Extract the whole listing as it stands. Do not include the pictures.

— START OF Provided material —

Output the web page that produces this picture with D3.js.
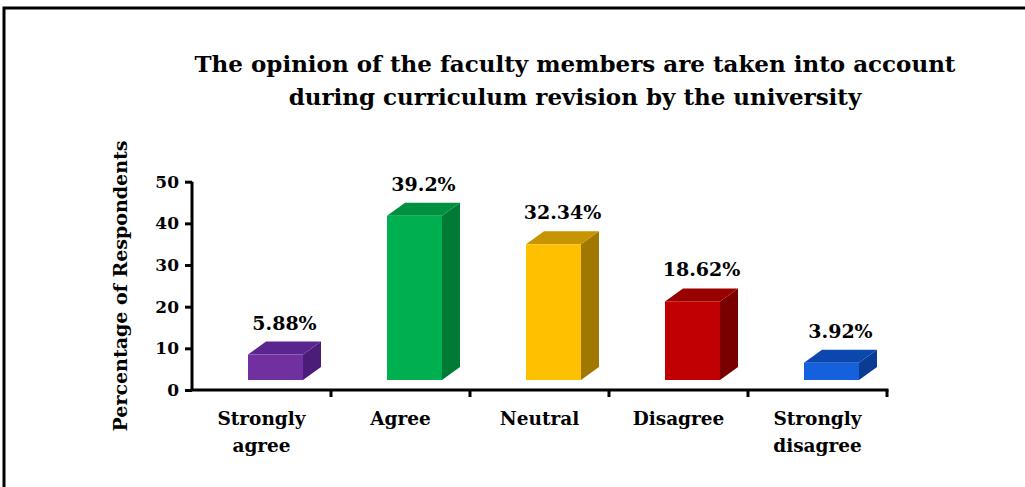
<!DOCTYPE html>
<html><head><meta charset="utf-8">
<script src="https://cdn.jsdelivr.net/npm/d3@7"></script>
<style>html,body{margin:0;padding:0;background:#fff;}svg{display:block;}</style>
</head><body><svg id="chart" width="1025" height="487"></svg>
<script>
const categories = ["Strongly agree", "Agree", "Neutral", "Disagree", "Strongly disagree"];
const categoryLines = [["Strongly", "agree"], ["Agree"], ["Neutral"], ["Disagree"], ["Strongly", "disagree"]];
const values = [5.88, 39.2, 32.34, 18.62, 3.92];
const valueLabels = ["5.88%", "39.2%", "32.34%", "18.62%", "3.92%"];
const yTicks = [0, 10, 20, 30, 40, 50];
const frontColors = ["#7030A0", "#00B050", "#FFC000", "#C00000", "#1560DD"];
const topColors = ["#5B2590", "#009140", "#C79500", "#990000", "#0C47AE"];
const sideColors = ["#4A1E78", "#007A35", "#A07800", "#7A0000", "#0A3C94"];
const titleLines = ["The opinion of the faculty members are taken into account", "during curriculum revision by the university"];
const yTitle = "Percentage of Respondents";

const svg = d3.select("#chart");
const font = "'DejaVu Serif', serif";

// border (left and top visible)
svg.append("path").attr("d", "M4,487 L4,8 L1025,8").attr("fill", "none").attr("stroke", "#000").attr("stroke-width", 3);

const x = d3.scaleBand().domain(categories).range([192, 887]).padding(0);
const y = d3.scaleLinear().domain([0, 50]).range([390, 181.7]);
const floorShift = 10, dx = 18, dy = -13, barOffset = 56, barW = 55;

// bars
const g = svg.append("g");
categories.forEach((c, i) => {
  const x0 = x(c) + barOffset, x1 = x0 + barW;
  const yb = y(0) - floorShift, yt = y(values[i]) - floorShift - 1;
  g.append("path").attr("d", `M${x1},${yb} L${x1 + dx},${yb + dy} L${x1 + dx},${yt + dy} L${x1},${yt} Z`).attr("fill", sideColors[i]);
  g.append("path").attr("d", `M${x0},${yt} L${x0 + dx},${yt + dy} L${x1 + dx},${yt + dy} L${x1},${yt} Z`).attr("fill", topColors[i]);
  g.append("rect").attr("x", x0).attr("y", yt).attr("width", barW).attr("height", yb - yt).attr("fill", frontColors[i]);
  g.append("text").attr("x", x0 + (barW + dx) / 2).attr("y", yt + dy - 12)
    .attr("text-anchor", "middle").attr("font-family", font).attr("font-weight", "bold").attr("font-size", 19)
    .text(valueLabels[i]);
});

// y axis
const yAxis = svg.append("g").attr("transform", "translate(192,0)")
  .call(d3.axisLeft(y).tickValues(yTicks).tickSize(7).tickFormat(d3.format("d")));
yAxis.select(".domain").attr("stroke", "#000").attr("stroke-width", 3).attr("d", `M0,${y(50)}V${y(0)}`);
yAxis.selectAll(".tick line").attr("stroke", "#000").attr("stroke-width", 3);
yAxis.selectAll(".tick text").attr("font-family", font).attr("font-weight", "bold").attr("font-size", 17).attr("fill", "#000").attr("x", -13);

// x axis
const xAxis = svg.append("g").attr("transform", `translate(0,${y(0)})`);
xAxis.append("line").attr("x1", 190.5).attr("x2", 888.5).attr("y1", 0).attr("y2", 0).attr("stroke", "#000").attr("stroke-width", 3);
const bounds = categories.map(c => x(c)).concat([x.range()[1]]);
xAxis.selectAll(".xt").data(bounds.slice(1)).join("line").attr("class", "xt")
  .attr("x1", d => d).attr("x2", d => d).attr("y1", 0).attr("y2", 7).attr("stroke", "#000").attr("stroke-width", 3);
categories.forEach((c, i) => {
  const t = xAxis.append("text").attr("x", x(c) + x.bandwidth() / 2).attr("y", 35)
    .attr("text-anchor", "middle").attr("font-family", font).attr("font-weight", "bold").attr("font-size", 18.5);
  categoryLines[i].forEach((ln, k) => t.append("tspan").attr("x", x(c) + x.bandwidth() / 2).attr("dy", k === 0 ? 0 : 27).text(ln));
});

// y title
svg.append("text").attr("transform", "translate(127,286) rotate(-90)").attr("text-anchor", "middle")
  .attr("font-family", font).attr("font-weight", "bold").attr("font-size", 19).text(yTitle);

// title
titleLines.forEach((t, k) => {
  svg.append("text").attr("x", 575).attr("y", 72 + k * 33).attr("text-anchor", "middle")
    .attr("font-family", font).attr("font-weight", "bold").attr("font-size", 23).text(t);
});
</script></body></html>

— END OF Provided material —

## Solution
Output the web page that produces this picture with D3.js.
<!DOCTYPE html>
<html><head><meta charset="utf-8">
<script src="https://cdn.jsdelivr.net/npm/d3@7"></script>
<style>html,body{margin:0;padding:0;background:#fff;}svg{display:block;}</style>
</head><body><svg id="chart" width="1025" height="487"></svg>
<script>
const categories = ["Strongly agree", "Agree", "Neutral", "Disagree", "Strongly disagree"];
const categoryLines = [["Strongly", "agree"], ["Agree"], ["Neutral"], ["Disagree"], ["Strongly", "disagree"]];
const values = [5.88, 39.2, 32.34, 18.62, 3.92];
const valueLabels = ["5.88%", "39.2%", "32.34%", "18.62%", "3.92%"];
const yTicks = [0, 10, 20, 30, 40, 50];
const frontColors = ["#7030A0", "#00B050", "#FFC000", "#C00000", "#1560DD"];
const topColors = ["#5B2590", "#009140", "#C79500", "#990000", "#0C47AE"];
const sideColors = ["#4A1E78", "#007A35", "#A07800", "#7A0000", "#0A3C94"];
const titleLines = ["The opinion of the faculty members are taken into account", "during curriculum revision by the university"];
const yTitle = "Percentage of Respondents";

const svg = d3.select("#chart");
const font = "'DejaVu Serif', serif";

// border (left and top visible)
svg.append("path").attr("d", "M4,487 L4,8 L1025,8").attr("fill", "none").attr("stroke", "#000").attr("stroke-width", 3);

const x = d3.scaleBand().domain(categories).range([192, 887]).padding(0);
const y = d3.scaleLinear().domain([0, 50]).range([390, 181.7]);
const floorShift = 10, dx = 18, dy = -13, barOffset = 56, barW = 55;

// bars
const g = svg.append("g");
categories.forEach((c, i) => {
  const x0 = x(c) + barOffset, x1 = x0 + barW;
  const yb = y(0) - floorShift, yt = y(values[i]) - floorShift - 1;
  g.append("path").attr("d", `M${x1},${yb} L${x1 + dx},${yb + dy} L${x1 + dx},${yt + dy} L${x1},${yt} Z`).attr("fill", sideColors[i]);
  g.append("path").attr("d", `M${x0},${yt} L${x0 + dx},${yt + dy} L${x1 + dx},${yt + dy} L${x1},${yt} Z`).attr("fill", topColors[i]);
  g.append("rect").attr("x", x0).attr("y", yt).attr("width", barW).attr("height", yb - yt).attr("fill", frontColors[i]);
  g.append("text").attr("x", x0 + (barW + dx) / 2).attr("y", yt + dy - 12)
    .attr("text-anchor", "middle").attr("font-family", font).attr("font-weight", "bold").attr("font-size", 19)
    .text(valueLabels[i]);
});

// y axis
const yAxis = svg.append("g").attr("transform", "translate(192,0)")
  .call(d3.axisLeft(y).tickValues(yTicks).tickSize(7).tickFormat(d3.format("d")));
yAxis.select(".domain").attr("stroke", "#000").attr("stroke-width", 3).attr("d", `M0,${y(50)}V${y(0)}`);
yAxis.selectAll(".tick line").attr("stroke", "#000").attr("stroke-width", 3);
yAxis.selectAll(".tick text").attr("font-family", font).attr("font-weight", "bold").attr("font-size", 17).attr("fill", "#000").attr("x", -13);

// x axis
const xAxis = svg.append("g").attr("transform", `translate(0,${y(0)})`);
xAxis.append("line").attr("x1", 190.5).attr("x2", 888.5).attr("y1", 0).attr("y2", 0).attr("stroke", "#000").attr("stroke-width", 3);
const bounds = categories.map(c => x(c)).concat([x.range()[1]]);
xAxis.selectAll(".xt").data(bounds.slice(1)).join("line").attr("class", "xt")
  .attr("x1", d => d).attr("x2", d => d).attr("y1", 0).attr("y2", 7).attr("stroke", "#000").attr("stroke-width", 3);
categories.forEach((c, i) => {
  const t = xAxis.append("text").attr("x", x(c) + x.bandwidth() / 2).attr("y", 35)
    .attr("text-anchor", "middle").attr("font-family", font).attr("font-weight", "bold").attr("font-size", 18.5);
  categoryLines[i].forEach((ln, k) => t.append("tspan").attr("x", x(c) + x.bandwidth() / 2).attr("dy", k === 0 ? 0 : 27).text(ln));
});

// y title
svg.append("text").attr("transform", "translate(127,286) rotate(-90)").attr("text-anchor", "middle")
  .attr("font-family", font).attr("font-weight", "bold").attr("font-size", 19).text(yTitle);

// title
titleLines.forEach((t, k) => {
  svg.append("text").attr("x", 575).attr("y", 72 + k * 33).attr("text-anchor", "middle")
    .attr("font-family", font).attr("font-weight", "bold").attr("font-size", 23).text(t);
});
</script></body></html>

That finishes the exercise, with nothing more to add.